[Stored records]
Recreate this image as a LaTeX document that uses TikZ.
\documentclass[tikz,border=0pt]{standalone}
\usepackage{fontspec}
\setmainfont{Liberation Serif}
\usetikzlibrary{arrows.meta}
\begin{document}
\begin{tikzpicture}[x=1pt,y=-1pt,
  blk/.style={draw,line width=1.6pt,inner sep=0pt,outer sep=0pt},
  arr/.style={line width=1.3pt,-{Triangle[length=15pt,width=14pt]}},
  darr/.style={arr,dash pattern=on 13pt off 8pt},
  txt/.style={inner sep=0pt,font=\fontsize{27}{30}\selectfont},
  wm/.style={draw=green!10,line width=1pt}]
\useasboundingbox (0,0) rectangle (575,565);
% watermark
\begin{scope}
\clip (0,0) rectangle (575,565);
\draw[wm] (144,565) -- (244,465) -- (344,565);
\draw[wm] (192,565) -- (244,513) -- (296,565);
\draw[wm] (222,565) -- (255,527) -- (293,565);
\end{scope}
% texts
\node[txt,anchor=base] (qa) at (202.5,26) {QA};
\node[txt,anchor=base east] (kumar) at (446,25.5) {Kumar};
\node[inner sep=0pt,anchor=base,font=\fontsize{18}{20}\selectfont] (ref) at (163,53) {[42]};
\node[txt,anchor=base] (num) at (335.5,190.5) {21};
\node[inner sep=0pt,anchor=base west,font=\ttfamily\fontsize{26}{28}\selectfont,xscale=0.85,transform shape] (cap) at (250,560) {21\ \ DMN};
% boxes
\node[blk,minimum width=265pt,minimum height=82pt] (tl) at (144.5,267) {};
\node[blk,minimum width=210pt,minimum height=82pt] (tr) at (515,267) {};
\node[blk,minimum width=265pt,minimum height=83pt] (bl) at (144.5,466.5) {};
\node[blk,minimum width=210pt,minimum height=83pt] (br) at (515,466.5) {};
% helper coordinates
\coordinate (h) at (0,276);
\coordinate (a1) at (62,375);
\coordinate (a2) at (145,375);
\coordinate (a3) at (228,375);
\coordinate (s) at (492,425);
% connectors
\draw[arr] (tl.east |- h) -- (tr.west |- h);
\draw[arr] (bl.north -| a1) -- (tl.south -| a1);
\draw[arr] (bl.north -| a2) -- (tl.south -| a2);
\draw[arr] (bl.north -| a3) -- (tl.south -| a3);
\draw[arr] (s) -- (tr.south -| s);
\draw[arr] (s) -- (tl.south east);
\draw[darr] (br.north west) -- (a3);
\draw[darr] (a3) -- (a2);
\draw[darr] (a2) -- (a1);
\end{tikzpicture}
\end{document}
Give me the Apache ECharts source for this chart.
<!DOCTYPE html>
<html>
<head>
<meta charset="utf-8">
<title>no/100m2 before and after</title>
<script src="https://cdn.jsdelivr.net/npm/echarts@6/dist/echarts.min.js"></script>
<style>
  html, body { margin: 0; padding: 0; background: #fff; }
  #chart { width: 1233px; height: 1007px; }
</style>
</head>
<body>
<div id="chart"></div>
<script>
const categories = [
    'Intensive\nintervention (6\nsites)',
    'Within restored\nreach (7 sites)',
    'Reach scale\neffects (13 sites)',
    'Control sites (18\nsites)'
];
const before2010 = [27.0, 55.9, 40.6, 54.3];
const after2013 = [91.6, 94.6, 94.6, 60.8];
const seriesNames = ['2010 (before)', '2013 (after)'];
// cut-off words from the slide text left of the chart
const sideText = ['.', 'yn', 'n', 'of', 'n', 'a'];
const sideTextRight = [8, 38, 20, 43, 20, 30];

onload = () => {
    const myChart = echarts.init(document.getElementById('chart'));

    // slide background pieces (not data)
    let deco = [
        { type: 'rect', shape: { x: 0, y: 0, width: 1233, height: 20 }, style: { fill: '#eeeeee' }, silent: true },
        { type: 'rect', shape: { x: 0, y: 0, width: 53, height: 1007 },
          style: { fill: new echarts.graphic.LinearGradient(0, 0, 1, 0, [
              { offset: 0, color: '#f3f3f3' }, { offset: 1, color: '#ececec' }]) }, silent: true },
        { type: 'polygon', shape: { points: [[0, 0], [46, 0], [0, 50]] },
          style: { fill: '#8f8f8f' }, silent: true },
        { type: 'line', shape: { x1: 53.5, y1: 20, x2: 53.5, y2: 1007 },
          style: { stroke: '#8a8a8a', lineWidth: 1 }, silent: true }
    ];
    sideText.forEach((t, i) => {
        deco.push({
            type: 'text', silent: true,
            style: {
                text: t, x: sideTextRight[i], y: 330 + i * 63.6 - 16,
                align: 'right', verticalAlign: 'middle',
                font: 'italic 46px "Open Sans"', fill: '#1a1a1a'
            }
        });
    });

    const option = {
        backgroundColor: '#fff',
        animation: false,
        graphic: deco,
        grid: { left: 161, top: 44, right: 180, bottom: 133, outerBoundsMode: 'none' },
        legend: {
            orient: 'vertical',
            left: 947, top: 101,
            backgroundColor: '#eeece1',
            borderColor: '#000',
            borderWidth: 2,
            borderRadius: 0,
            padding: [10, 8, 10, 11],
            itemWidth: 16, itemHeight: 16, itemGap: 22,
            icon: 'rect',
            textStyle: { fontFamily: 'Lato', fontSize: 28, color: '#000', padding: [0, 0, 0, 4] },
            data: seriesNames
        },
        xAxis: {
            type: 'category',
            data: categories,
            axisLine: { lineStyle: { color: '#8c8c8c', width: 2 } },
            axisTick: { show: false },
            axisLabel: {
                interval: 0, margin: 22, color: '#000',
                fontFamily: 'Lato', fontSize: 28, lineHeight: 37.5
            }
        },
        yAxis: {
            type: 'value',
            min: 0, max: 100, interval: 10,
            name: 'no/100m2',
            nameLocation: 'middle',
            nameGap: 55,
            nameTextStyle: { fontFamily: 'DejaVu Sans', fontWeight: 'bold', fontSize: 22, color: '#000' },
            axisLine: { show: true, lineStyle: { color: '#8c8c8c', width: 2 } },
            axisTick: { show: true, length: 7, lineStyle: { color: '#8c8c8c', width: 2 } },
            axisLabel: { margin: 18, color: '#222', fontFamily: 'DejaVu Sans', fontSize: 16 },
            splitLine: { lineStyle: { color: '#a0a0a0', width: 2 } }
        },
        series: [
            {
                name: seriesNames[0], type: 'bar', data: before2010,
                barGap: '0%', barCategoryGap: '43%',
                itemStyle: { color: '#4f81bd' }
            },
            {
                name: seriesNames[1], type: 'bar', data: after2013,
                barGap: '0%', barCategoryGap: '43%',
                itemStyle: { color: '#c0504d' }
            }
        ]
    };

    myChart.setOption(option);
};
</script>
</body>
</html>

**The request:** Extract every record. Keep wording exact.

**Full answer:**
Recreate this image as a LaTeX document that uses TikZ.
\documentclass[tikz,border=0pt]{standalone}
\usepackage{fontspec}
\setmainfont{Liberation Serif}
\usetikzlibrary{arrows.meta}
\begin{document}
\begin{tikzpicture}[x=1pt,y=-1pt,
  blk/.style={draw,line width=1.6pt,inner sep=0pt,outer sep=0pt},
  arr/.style={line width=1.3pt,-{Triangle[length=15pt,width=14pt]}},
  darr/.style={arr,dash pattern=on 13pt off 8pt},
  txt/.style={inner sep=0pt,font=\fontsize{27}{30}\selectfont},
  wm/.style={draw=green!10,line width=1pt}]
\useasboundingbox (0,0) rectangle (575,565);
% watermark
\begin{scope}
\clip (0,0) rectangle (575,565);
\draw[wm] (144,565) -- (244,465) -- (344,565);
\draw[wm] (192,565) -- (244,513) -- (296,565);
\draw[wm] (222,565) -- (255,527) -- (293,565);
\end{scope}
% texts
\node[txt,anchor=base] (qa) at (202.5,26) {QA};
\node[txt,anchor=base east] (kumar) at (446,25.5) {Kumar};
\node[inner sep=0pt,anchor=base,font=\fontsize{18}{20}\selectfont] (ref) at (163,53) {[42]};
\node[txt,anchor=base] (num) at (335.5,190.5) {21};
\node[inner sep=0pt,anchor=base west,font=\ttfamily\fontsize{26}{28}\selectfont,xscale=0.85,transform shape] (cap) at (250,560) {21\ \ DMN};
% boxes
\node[blk,minimum width=265pt,minimum height=82pt] (tl) at (144.5,267) {};
\node[blk,minimum width=210pt,minimum height=82pt] (tr) at (515,267) {};
\node[blk,minimum width=265pt,minimum height=83pt] (bl) at (144.5,466.5) {};
\node[blk,minimum width=210pt,minimum height=83pt] (br) at (515,466.5) {};
% helper coordinates
\coordinate (h) at (0,276);
\coordinate (a1) at (62,375);
\coordinate (a2) at (145,375);
\coordinate (a3) at (228,375);
\coordinate (s) at (492,425);
% connectors
\draw[arr] (tl.east |- h) -- (tr.west |- h);
\draw[arr] (bl.north -| a1) -- (tl.south -| a1);
\draw[arr] (bl.north -| a2) -- (tl.south -| a2);
\draw[arr] (bl.north -| a3) -- (tl.south -| a3);
\draw[arr] (s) -- (tr.south -| s);
\draw[arr] (s) -- (tl.south east);
\draw[darr] (br.north west) -- (a3);
\draw[darr] (a3) -- (a2);
\draw[darr] (a2) -- (a1);
\end{tikzpicture}
\end{document}
Give me the Apache ECharts source for this chart.
<!DOCTYPE html>
<html>
<head>
<meta charset="utf-8">
<title>no/100m2 before and after</title>
<script src="https://cdn.jsdelivr.net/npm/echarts@6/dist/echarts.min.js"></script>
<style>
  html, body { margin: 0; padding: 0; background: #fff; }
  #chart { width: 1233px; height: 1007px; }
</style>
</head>
<body>
<div id="chart"></div>
<script>
const categories = [
    'Intensive\nintervention (6\nsites)',
    'Within restored\nreach (7 sites)',
    'Reach scale\neffects (13 sites)',
    'Control sites (18\nsites)'
];
const before2010 = [27.0, 55.9, 40.6, 54.3];
const after2013 = [91.6, 94.6, 94.6, 60.8];
const seriesNames = ['2010 (before)', '2013 (after)'];
// cut-off words from the slide text left of the chart
const sideText = ['.', 'yn', 'n', 'of', 'n', 'a'];
const sideTextRight = [8, 38, 20, 43, 20, 30];

onload = () => {
    const myChart = echarts.init(document.getElementById('chart'));

    // slide background pieces (not data)
    let deco = [
        { type: 'rect', shape: { x: 0, y: 0, width: 1233, height: 20 }, style: { fill: '#eeeeee' }, silent: true },
        { type: 'rect', shape: { x: 0, y: 0, width: 53, height: 1007 },
          style: { fill: new echarts.graphic.LinearGradient(0, 0, 1, 0, [
              { offset: 0, color: '#f3f3f3' }, { offset: 1, color: '#ececec' }]) }, silent: true },
        { type: 'polygon', shape: { points: [[0, 0], [46, 0], [0, 50]] },
          style: { fill: '#8f8f8f' }, silent: true },
        { type: 'line', shape: { x1: 53.5, y1: 20, x2: 53.5, y2: 1007 },
          style: { stroke: '#8a8a8a', lineWidth: 1 }, silent: true }
    ];
    sideText.forEach((t, i) => {
        deco.push({
            type: 'text', silent: true,
            style: {
                text: t, x: sideTextRight[i], y: 330 + i * 63.6 - 16,
                align: 'right', verticalAlign: 'middle',
                font: 'italic 46px "Open Sans"', fill: '#1a1a1a'
            }
        });
    });

    const option = {
        backgroundColor: '#fff',
        animation: false,
        graphic: deco,
        grid: { left: 161, top: 44, right: 180, bottom: 133, outerBoundsMode: 'none' },
        legend: {
            orient: 'vertical',
            left: 947, top: 101,
            backgroundColor: '#eeece1',
            borderColor: '#000',
            borderWidth: 2,
            borderRadius: 0,
            padding: [10, 8, 10, 11],
            itemWidth: 16, itemHeight: 16, itemGap: 22,
            icon: 'rect',
            textStyle: { fontFamily: 'Lato', fontSize: 28, color: '#000', padding: [0, 0, 0, 4] },
            data: seriesNames
        },
        xAxis: {
            type: 'category',
            data: categories,
            axisLine: { lineStyle: { color: '#8c8c8c', width: 2 } },
            axisTick: { show: false },
            axisLabel: {
                interval: 0, margin: 22, color: '#000',
                fontFamily: 'Lato', fontSize: 28, lineHeight: 37.5
            }
        },
        yAxis: {
            type: 'value',
            min: 0, max: 100, interval: 10,
            name: 'no/100m2',
            nameLocation: 'middle',
            nameGap: 55,
            nameTextStyle: { fontFamily: 'DejaVu Sans', fontWeight: 'bold', fontSize: 22, color: '#000' },
            axisLine: { show: true, lineStyle: { color: '#8c8c8c', width: 2 } },
            axisTick: { show: true, length: 7, lineStyle: { color: '#8c8c8c', width: 2 } },
            axisLabel: { margin: 18, color: '#222', fontFamily: 'DejaVu Sans', fontSize: 16 },
            splitLine: { lineStyle: { color: '#a0a0a0', width: 2 } }
        },
        series: [
            {
                name: seriesNames[0], type: 'bar', data: before2010,
                barGap: '0%', barCategoryGap: '43%',
                itemStyle: { color: '#4f81bd' }
            },
            {
                name: seriesNames[1], type: 'bar', data: after2013,
                barGap: '0%', barCategoryGap: '43%',
                itemStyle: { color: '#c0504d' }
            }
        ]
    };

    myChart.setOption(option);
};
</script>
</body>
</html>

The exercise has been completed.